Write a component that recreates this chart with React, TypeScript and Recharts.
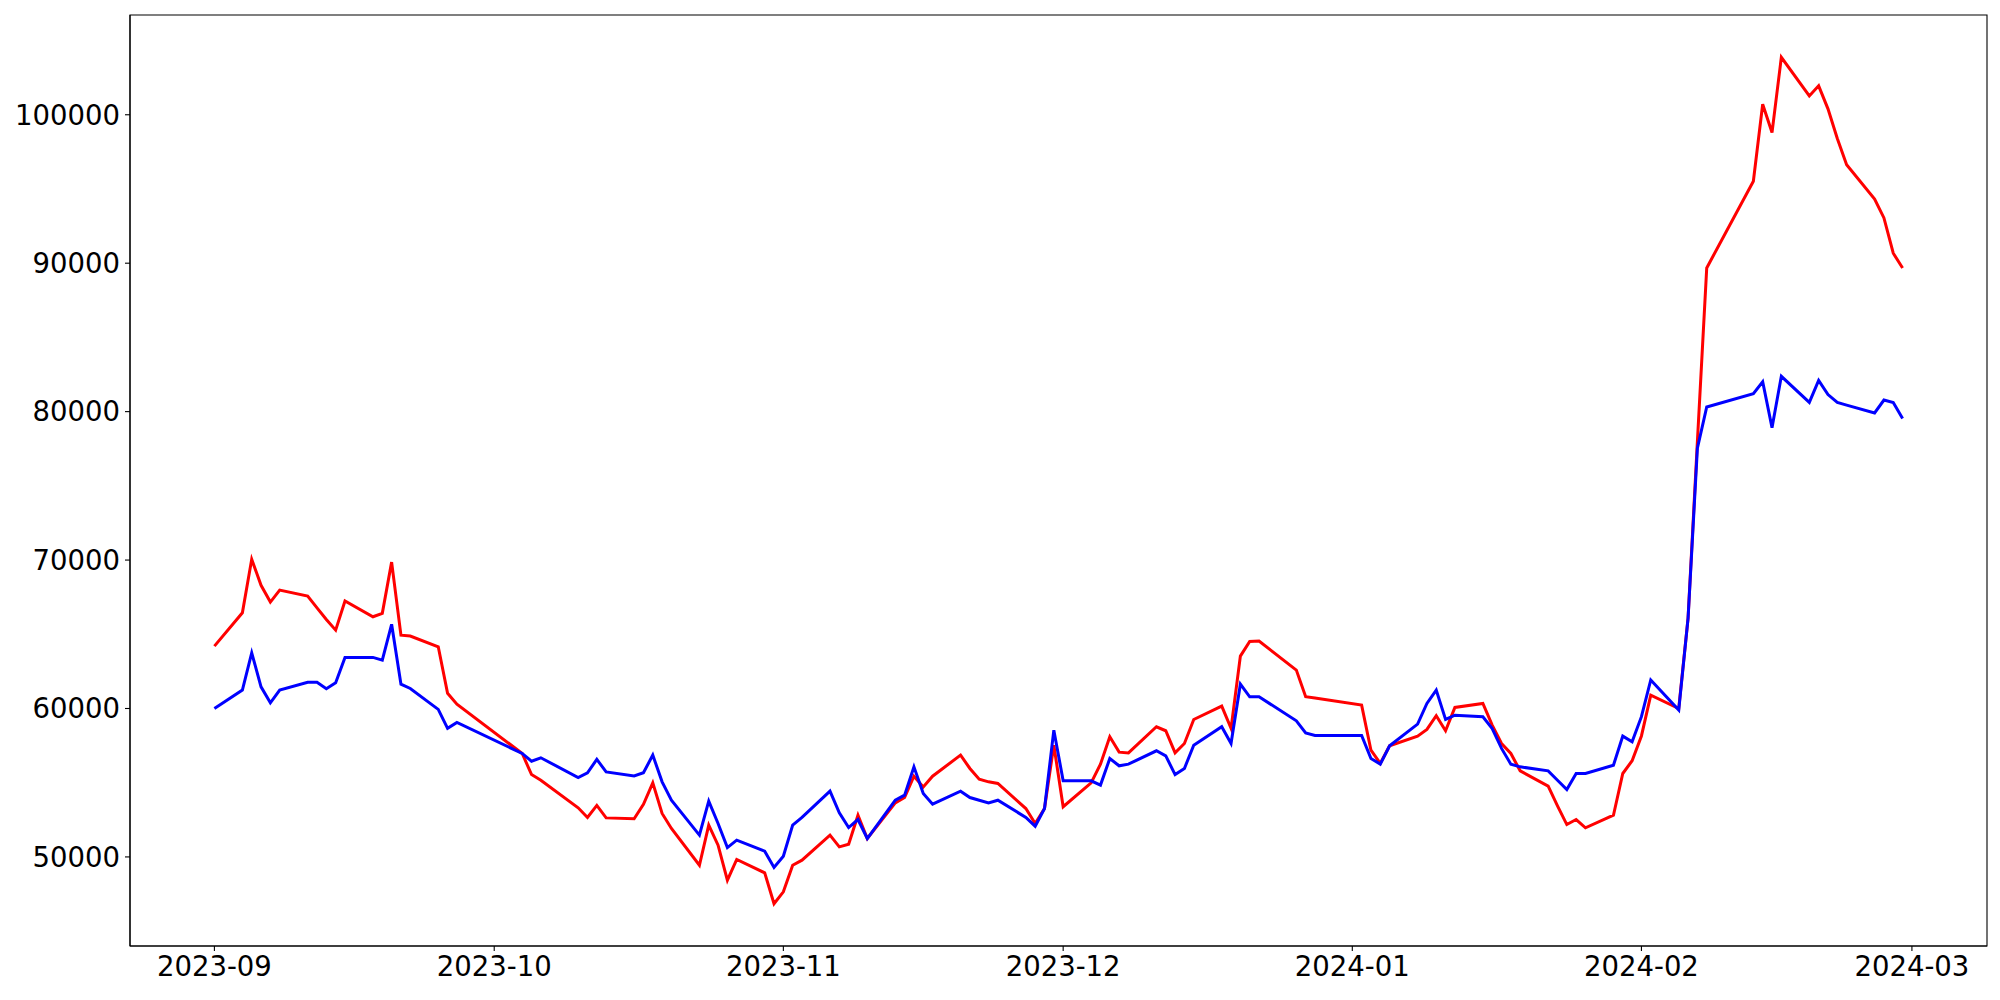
import React from "react";
import { LineChart, Line, XAxis, YAxis, ReferenceArea } from "recharts";

const dates: string[] = [
  "2023-09-01","2023-09-04","2023-09-05","2023-09-06","2023-09-07","2023-09-08","2023-09-11","2023-09-12","2023-09-13","2023-09-14","2023-09-15","2023-09-18","2023-09-19","2023-09-20","2023-09-21","2023-09-22","2023-09-25","2023-09-26","2023-09-27",
  "2023-10-04","2023-10-05","2023-10-06","2023-10-10","2023-10-11","2023-10-12","2023-10-13","2023-10-16","2023-10-17","2023-10-18","2023-10-19","2023-10-20","2023-10-23","2023-10-24","2023-10-25","2023-10-26","2023-10-27","2023-10-30","2023-10-31",
  "2023-11-01","2023-11-02","2023-11-03","2023-11-06","2023-11-07","2023-11-08","2023-11-09","2023-11-10","2023-11-13","2023-11-14","2023-11-15","2023-11-16","2023-11-17","2023-11-20","2023-11-21","2023-11-22","2023-11-23","2023-11-24","2023-11-27","2023-11-28","2023-11-29","2023-11-30",
  "2023-12-01","2023-12-04","2023-12-05","2023-12-06","2023-12-07","2023-12-08","2023-12-11","2023-12-12","2023-12-13","2023-12-14","2023-12-15","2023-12-18","2023-12-19","2023-12-20","2023-12-21","2023-12-22","2023-12-26","2023-12-27","2023-12-28",
  "2024-01-02","2024-01-03","2024-01-04","2024-01-05","2024-01-08","2024-01-09","2024-01-10","2024-01-11","2024-01-12","2024-01-15","2024-01-16","2024-01-17","2024-01-18","2024-01-19","2024-01-22","2024-01-23","2024-01-24","2024-01-25","2024-01-26","2024-01-29","2024-01-30","2024-01-31",
  "2024-02-01","2024-02-02","2024-02-05","2024-02-06","2024-02-07","2024-02-08","2024-02-13","2024-02-14","2024-02-15","2024-02-16","2024-02-19","2024-02-20","2024-02-21","2024-02-22","2024-02-23","2024-02-26","2024-02-27","2024-02-28","2024-02-29",
];

const redSeries: number[] = [
  64200, 66450, 70050, 68300, 67170, 67980, 67570, 66780, 66000, 65280, 67240, 66180, 66410, 69860, 64940, 64880, 64160, 61020, 60290,
  56970, 55550, 55170, 53310, 52660, 53470, 52630, 52570, 53550, 54990, 52930, 51920, 49440, 52140, 50790, 48430, 49830, 48930, 46850,
  47650, 49440, 49780, 51470, 50680, 50860, 52810, 51240, 53640, 54000, 55440, 54720, 55440, 56860, 55960, 55240, 55060, 54950, 53260, 52250, 53260, 57530,
  53380, 54990, 56250, 58090, 57060, 57010, 58770, 58500, 57010, 57640, 59260, 60160, 58660, 63530, 64520, 64540, 62590, 60790, 60700,
  60230, 57190, 56300, 57490, 58140, 58590, 59510, 58500, 60070, 60340, 58880, 57640, 56970, 55800, 54770, 53440, 52180, 52520, 51960, 52810, 55620, 56480,
  58150, 60900, 60000, 66090, 78000, 89680, 95520, 100710, 98800, 103870, 101270, 101950, 100400, 98400, 96630, 94320, 93050, 90670, 89680,
];

const blueSeries: number[] = [
  60000, 61240, 63750, 61460, 60380, 61240, 61760, 61760, 61330, 61730, 63440, 63440, 63260, 65670, 61640, 61350, 59940, 58660, 59060,
  56970, 56450, 56680, 55350, 55670, 56570, 55730, 55460, 55670, 56860, 55060, 53820, 51470, 53760, 52250, 50630, 51130, 50390, 49290,
  50050, 52140, 52660, 54430, 52970, 51980, 52520, 51240, 53820, 54160, 56070, 54270, 53550, 54430, 54000, 53820, 53640, 53820, 52660, 52070, 53260, 58540,
  55130, 55130, 54840, 56630, 56140, 56250, 57150, 56810, 55550, 55960, 57530, 58770, 57640, 61640, 60790, 60790, 59170, 58360, 58180,
  58180, 56630, 56250, 57490, 58950, 60340, 61240, 59260, 59550, 59440, 58650, 57310, 56250, 56070, 55800, 55170, 54540, 55620, 55620, 56180, 58140, 57760,
  59450, 61920, 59900, 66090, 77530, 80310, 81210, 82010, 78920, 82380, 80620, 82110, 81150, 80620, 80440, 79910, 80780, 80620, 79540,
];

const xTickLabels: string[] = ["2023-09", "2023-10", "2023-11", "2023-12", "2024-01", "2024-02", "2024-03"];
const yTicks: number[] = [50000, 60000, 70000, 80000, 90000, 100000];

const toTs = (s: string) => Date.parse(s + "T00:00:00Z");

const data = dates.map((d, i) => ({ t: toTs(d), red: redSeries[i], blue: blueSeries[i] }));

const tFirst = data[0].t;
const tLast = data[data.length - 1].t;
const tPad = (tLast - tFirst) * 0.05;
const xDomain: [number, number] = [tFirst - tPad, tLast + tPad];

const allVals = [...redSeries, ...blueSeries];
const vMin = Math.min(...allVals);
const vMax = Math.max(...allVals);
const vPad = (vMax - vMin) * 0.05;
const yDomain: [number, number] = [vMin - vPad, vMax + vPad];

const xTicks = xTickLabels.map((m) => toTs(m + "-01"));

const fmtMonth = (v: number) => {
  const d = new Date(v);
  const mm = String(d.getUTCMonth() + 1).padStart(2, "0");
  return `${d.getUTCFullYear()}-${mm}`;
};

const tickStyle = { fontFamily: "DejaVu Sans", fontSize: 27.5, fill: "#000" };

export default function App() {
  return (
    <div style={{ position: "absolute", left: 0, top: 0, width: 2000, height: 1000, background: "#fff" }}>
      <LineChart width={2000} height={1000} data={data} margin={{ top: 15, right: 13, bottom: 0, left: 0 }}>
        <XAxis
          dataKey="t"
          type="number"
          scale="linear"
          domain={xDomain}
          allowDataOverflow
          ticks={xTicks}
          tickFormatter={fmtMonth}
          interval={0}
          height={54}
          tickSize={5}
          tickMargin={5}
          tick={tickStyle}
          axisLine={{ stroke: "#000", strokeWidth: 1.1 }}
          tickLine={{ stroke: "#000", strokeWidth: 1.1 }}
        />
        <YAxis
          type="number"
          domain={yDomain}
          allowDataOverflow
          ticks={yTicks}
          interval={0}
          width={130}
          tickSize={5}
          tickMargin={5}
          tick={tickStyle}
          axisLine={{ stroke: "#000", strokeWidth: 1.1 }}
          tickLine={{ stroke: "#000", strokeWidth: 1.1 }}
        />
        <ReferenceArea
          x1={xDomain[0]}
          x2={xDomain[1]}
          y1={yDomain[0]}
          y2={yDomain[1]}
          fill="none"
          fillOpacity={0}
          stroke="#000"
          strokeWidth={1.1}
          ifOverflow="visible"
        />
        <Line type="linear" dataKey="red" stroke="#ff0000" strokeWidth={3} dot={false} isAnimationActive={false} />
        <Line type="linear" dataKey="blue" stroke="#0000ff" strokeWidth={3} dot={false} isAnimationActive={false} />
      </LineChart>
    </div>
  );
}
════════════════════
→ WHAT IS ASKED: Give the data above again in full and unchanged, skipping the pictures.

→ TASK SOLUTION:
Write a component that recreates this chart with React, TypeScript and Recharts.
import React from "react";
import { LineChart, Line, XAxis, YAxis, ReferenceArea } from "recharts";

const dates: string[] = [
  "2023-09-01","2023-09-04","2023-09-05","2023-09-06","2023-09-07","2023-09-08","2023-09-11","2023-09-12","2023-09-13","2023-09-14","2023-09-15","2023-09-18","2023-09-19","2023-09-20","2023-09-21","2023-09-22","2023-09-25","2023-09-26","2023-09-27",
  "2023-10-04","2023-10-05","2023-10-06","2023-10-10","2023-10-11","2023-10-12","2023-10-13","2023-10-16","2023-10-17","2023-10-18","2023-10-19","2023-10-20","2023-10-23","2023-10-24","2023-10-25","2023-10-26","2023-10-27","2023-10-30","2023-10-31",
  "2023-11-01","2023-11-02","2023-11-03","2023-11-06","2023-11-07","2023-11-08","2023-11-09","2023-11-10","2023-11-13","2023-11-14","2023-11-15","2023-11-16","2023-11-17","2023-11-20","2023-11-21","2023-11-22","2023-11-23","2023-11-24","2023-11-27","2023-11-28","2023-11-29","2023-11-30",
  "2023-12-01","2023-12-04","2023-12-05","2023-12-06","2023-12-07","2023-12-08","2023-12-11","2023-12-12","2023-12-13","2023-12-14","2023-12-15","2023-12-18","2023-12-19","2023-12-20","2023-12-21","2023-12-22","2023-12-26","2023-12-27","2023-12-28",
  "2024-01-02","2024-01-03","2024-01-04","2024-01-05","2024-01-08","2024-01-09","2024-01-10","2024-01-11","2024-01-12","2024-01-15","2024-01-16","2024-01-17","2024-01-18","2024-01-19","2024-01-22","2024-01-23","2024-01-24","2024-01-25","2024-01-26","2024-01-29","2024-01-30","2024-01-31",
  "2024-02-01","2024-02-02","2024-02-05","2024-02-06","2024-02-07","2024-02-08","2024-02-13","2024-02-14","2024-02-15","2024-02-16","2024-02-19","2024-02-20","2024-02-21","2024-02-22","2024-02-23","2024-02-26","2024-02-27","2024-02-28","2024-02-29",
];

const redSeries: number[] = [
  64200, 66450, 70050, 68300, 67170, 67980, 67570, 66780, 66000, 65280, 67240, 66180, 66410, 69860, 64940, 64880, 64160, 61020, 60290,
  56970, 55550, 55170, 53310, 52660, 53470, 52630, 52570, 53550, 54990, 52930, 51920, 49440, 52140, 50790, 48430, 49830, 48930, 46850,
  47650, 49440, 49780, 51470, 50680, 50860, 52810, 51240, 53640, 54000, 55440, 54720, 55440, 56860, 55960, 55240, 55060, 54950, 53260, 52250, 53260, 57530,
  53380, 54990, 56250, 58090, 57060, 57010, 58770, 58500, 57010, 57640, 59260, 60160, 58660, 63530, 64520, 64540, 62590, 60790, 60700,
  60230, 57190, 56300, 57490, 58140, 58590, 59510, 58500, 60070, 60340, 58880, 57640, 56970, 55800, 54770, 53440, 52180, 52520, 51960, 52810, 55620, 56480,
  58150, 60900, 60000, 66090, 78000, 89680, 95520, 100710, 98800, 103870, 101270, 101950, 100400, 98400, 96630, 94320, 93050, 90670, 89680,
];

const blueSeries: number[] = [
  60000, 61240, 63750, 61460, 60380, 61240, 61760, 61760, 61330, 61730, 63440, 63440, 63260, 65670, 61640, 61350, 59940, 58660, 59060,
  56970, 56450, 56680, 55350, 55670, 56570, 55730, 55460, 55670, 56860, 55060, 53820, 51470, 53760, 52250, 50630, 51130, 50390, 49290,
  50050, 52140, 52660, 54430, 52970, 51980, 52520, 51240, 53820, 54160, 56070, 54270, 53550, 54430, 54000, 53820, 53640, 53820, 52660, 52070, 53260, 58540,
  55130, 55130, 54840, 56630, 56140, 56250, 57150, 56810, 55550, 55960, 57530, 58770, 57640, 61640, 60790, 60790, 59170, 58360, 58180,
  58180, 56630, 56250, 57490, 58950, 60340, 61240, 59260, 59550, 59440, 58650, 57310, 56250, 56070, 55800, 55170, 54540, 55620, 55620, 56180, 58140, 57760,
  59450, 61920, 59900, 66090, 77530, 80310, 81210, 82010, 78920, 82380, 80620, 82110, 81150, 80620, 80440, 79910, 80780, 80620, 79540,
];

const xTickLabels: string[] = ["2023-09", "2023-10", "2023-11", "2023-12", "2024-01", "2024-02", "2024-03"];
const yTicks: number[] = [50000, 60000, 70000, 80000, 90000, 100000];

const toTs = (s: string) => Date.parse(s + "T00:00:00Z");

const data = dates.map((d, i) => ({ t: toTs(d), red: redSeries[i], blue: blueSeries[i] }));

const tFirst = data[0].t;
const tLast = data[data.length - 1].t;
const tPad = (tLast - tFirst) * 0.05;
const xDomain: [number, number] = [tFirst - tPad, tLast + tPad];

const allVals = [...redSeries, ...blueSeries];
const vMin = Math.min(...allVals);
const vMax = Math.max(...allVals);
const vPad = (vMax - vMin) * 0.05;
const yDomain: [number, number] = [vMin - vPad, vMax + vPad];

const xTicks = xTickLabels.map((m) => toTs(m + "-01"));

const fmtMonth = (v: number) => {
  const d = new Date(v);
  const mm = String(d.getUTCMonth() + 1).padStart(2, "0");
  return `${d.getUTCFullYear()}-${mm}`;
};

const tickStyle = { fontFamily: "DejaVu Sans", fontSize: 27.5, fill: "#000" };

export default function App() {
  return (
    <div style={{ position: "absolute", left: 0, top: 0, width: 2000, height: 1000, background: "#fff" }}>
      <LineChart width={2000} height={1000} data={data} margin={{ top: 15, right: 13, bottom: 0, left: 0 }}>
        <XAxis
          dataKey="t"
          type="number"
          scale="linear"
          domain={xDomain}
          allowDataOverflow
          ticks={xTicks}
          tickFormatter={fmtMonth}
          interval={0}
          height={54}
          tickSize={5}
          tickMargin={5}
          tick={tickStyle}
          axisLine={{ stroke: "#000", strokeWidth: 1.1 }}
          tickLine={{ stroke: "#000", strokeWidth: 1.1 }}
        />
        <YAxis
          type="number"
          domain={yDomain}
          allowDataOverflow
          ticks={yTicks}
          interval={0}
          width={130}
          tickSize={5}
          tickMargin={5}
          tick={tickStyle}
          axisLine={{ stroke: "#000", strokeWidth: 1.1 }}
          tickLine={{ stroke: "#000", strokeWidth: 1.1 }}
        />
        <ReferenceArea
          x1={xDomain[0]}
          x2={xDomain[1]}
          y1={yDomain[0]}
          y2={yDomain[1]}
          fill="none"
          fillOpacity={0}
          stroke="#000"
          strokeWidth={1.1}
          ifOverflow="visible"
        />
        <Line type="linear" dataKey="red" stroke="#ff0000" strokeWidth={3} dot={false} isAnimationActive={false} />
        <Line type="linear" dataKey="blue" stroke="#0000ff" strokeWidth={3} dot={false} isAnimationActive={false} />
      </LineChart>
    </div>
  );
}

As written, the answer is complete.